Benny, it's Derek. It's a very good question. I think in my prepared remarks, we've talked about the fact that our thinking about when we would progress this $75 million, the remainder of the 2B [ 2 ex ] project is -- really hasn't changed. We want to see greater certainty with respect to curtailment as well as egress, primarily Enbridge Line 3 replacement. We want to get greater color on that. So that is not changed at this juncture. Is there a tiny element, I think, was your second question that we have to undertake this by? No. We don't have a gun to our head from that perspective. We can make the election to move forward at any point in time. I think one of the key considerations is, though, it's about 12 months from when we start spending that incremental capital to when we would see first steam or -- and associated first production. The third part of your question dealt with, could you do this in parts? That's something that we're investigating. And just at a very high level, yes, you probably could spend more money on the facility and get the facility side of this finished up and hold off on the welfares and the associated -- fieldwork associated with bringing those wells on production at some point in time.

Operator

And at this time, we have no other questions registered. So I would like to turn the call back over to Helen Kelly.

H
Helen Kelly

Thank you, Sylvie, and thank you, everyone, for joining us this morning.

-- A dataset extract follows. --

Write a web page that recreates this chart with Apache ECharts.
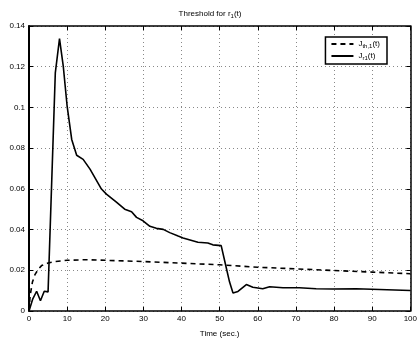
<!DOCTYPE html>
<html>
<head>
<meta charset="utf-8">
<script src="https://cdn.jsdelivr.net/npm/echarts@6/dist/echarts.min.js"></script>
<style>
  html, body { margin: 0; padding: 0; background: #fff; }
  #chart { width: 420px; height: 343px; }
</style>
</head>
<body>
<div id="chart"></div>
<script>
// threshold curve J_th,1(t): [time, value]
const thresholdData = [
  [0, 0.0], [0.3, 0.0076], [0.9, 0.0142], [1.6, 0.018], [2.4, 0.0204], [3.3, 0.0223],
  [5, 0.0236], [6.8, 0.0243], [10, 0.0249], [15, 0.0252], [20, 0.0249], [30, 0.0243],
  [40, 0.0235], [50, 0.0227], [60, 0.0215], [70, 0.0207], [80, 0.0199], [90, 0.0191],
  [100, 0.0183]
];
// residual evaluation J_r1(t): [time, value]
const residualData = [
  [0, 0.0], [1, 0.006], [2, 0.0097], [3, 0.005], [4, 0.0097], [5, 0.0094], [5.4, 0.0096],
  [6.9, 0.117], [8, 0.1338], [9, 0.12], [10, 0.1006], [11.2, 0.0843], [12.5, 0.0765],
  [14.2, 0.0745], [16, 0.0697], [19, 0.0599], [20.3, 0.0574], [23, 0.0534], [25.1, 0.050],
  [26.9, 0.0488], [28.2, 0.046], [29.9, 0.0443], [31.7, 0.0416], [33.4, 0.0406],
  [35.2, 0.0401], [36.9, 0.0385], [39.1, 0.0368], [40.4, 0.0359], [44.3, 0.0338],
  [46.9, 0.0334], [48.2, 0.0325], [50.4, 0.0321], [51.7, 0.0215], [52.6, 0.0142],
  [53.5, 0.0088], [54.8, 0.0096], [57, 0.013], [58.7, 0.0117], [61.3, 0.0109],
  [63.1, 0.0119], [66.6, 0.0114], [70.9, 0.0114], [75.3, 0.0109], [79.6, 0.0108],
  [85.8, 0.0109], [100, 0.0101]
];
const xTicks = [0, 10, 20, 30, 40, 50, 60, 70, 80, 90, 100];
const yTicks = [0, 0.02, 0.04, 0.06, 0.08, 0.1, 0.12, 0.14];

const chart = echarts.init(document.getElementById('chart'));
const font = 'Liberation Sans, Arial, sans-serif';

const rich = {
  sub: { fontSize: 6, fontWeight: 'normal', verticalAlign: 'bottom', padding: [4, 0, 0, 0], fontFamily: font, color: '#000' },
  base: { fontSize: 8, fontWeight: 'normal', fontFamily: font, color: '#000' }
};

const option = {
  animation: false,
  backgroundColor: '#fff',
  title: {
    text: '{base|Threshold for r}{sub|1}{base|(t)}',
    left: 'center',
    top: 4,
    textStyle: { fontWeight: 'normal', rich: rich }
  },
  legend: {
    right: 33,
    top: 37,
    orient: 'vertical',
    itemWidth: 22,
    itemHeight: 8,
    itemGap: 3,
    padding: [3, 7, 3, 5],
    borderColor: '#000',
    borderWidth: 1.5,
    backgroundColor: '#fff',
    itemStyle: { opacity: 0 },
    formatter: function (name) {
      return name === 'th' ? '{base|J}{sub|th,1}{base|(t)}' : '{base|J}{sub|r1}{base|(t)}';
    },
    textStyle: { rich: rich },
    data: ['th', 'r1']
  },
  grid: { left: 29, right: 9, top: 26, bottom: 31 },
  xAxis: [{
    type: 'value', min: xTicks[0], max: xTicks[xTicks.length - 1], interval: 10,
    name: 'Time (sec.)', nameLocation: 'middle', nameGap: 19,
    nameTextStyle: { fontSize: 8, fontFamily: font, color: '#000' },
    axisLine: { lineStyle: { color: '#000', width: 1.5 } },
    axisTick: { inside: true, length: 4, lineStyle: { color: '#000' } },
    axisLabel: { fontSize: 8, fontFamily: font, color: '#000', margin: 4 },
    splitLine: { show: true, lineStyle: { color: '#888', type: [1, 3], width: 1 } }
  }, {
    type: 'value', position: 'top', min: 0, max: 100, interval: 10,
    axisLine: { show: true, onZero: false, lineStyle: { color: '#000', width: 1.5 } },
    axisTick: { inside: true, length: 4, lineStyle: { color: '#000' } },
    axisLabel: { show: false }, splitLine: { show: false }
  }],
  yAxis: [{
    type: 'value', min: yTicks[0], max: yTicks[yTicks.length - 1], interval: 0.02,
    axisLine: { show: true, lineStyle: { color: '#000', width: 2 } },
    axisTick: { inside: true, length: 4, lineStyle: { color: '#000' } },
    axisLabel: { fontSize: 8, fontFamily: font, color: '#000', margin: 4,
      formatter: v => String(+v.toFixed(2)) },
    splitLine: { show: true, lineStyle: { color: '#888', type: [1, 3], width: 1 } }
  }, {
    type: 'value', position: 'right', min: 0, max: 0.14, interval: 0.02,
    axisLine: { show: true, onZero: false, lineStyle: { color: '#000', width: 1.5 } },
    axisTick: { inside: true, length: 4, lineStyle: { color: '#000' } },
    axisLabel: { show: false }, splitLine: { show: false }
  }],
  series: [{
    name: 'th', type: 'line', data: thresholdData, symbol: 'none', smooth: false,
    lineStyle: { color: '#000', width: 1.6, type: [5, 4] },
    itemStyle: { color: '#000' }
  }, {
    name: 'r1', type: 'line', data: residualData, symbol: 'none', smooth: false,
    lineStyle: { color: '#000', width: 1.6 },
    itemStyle: { color: '#000' }
  }]
};

chart.setOption(option);
</script>
</body>
</html>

As I said earlier, we're going to be available individually, myself as well as with Derek and Eric to answer any questions that you may have. Thank you for joining us this morning.

Operator

Thank you. Ladies and gentlemen, this does indeed conclude your conference call for today. Once again, thank you for attending. And at this time, we do ask that you please disconnect your lines. Enjoy the rest of your day.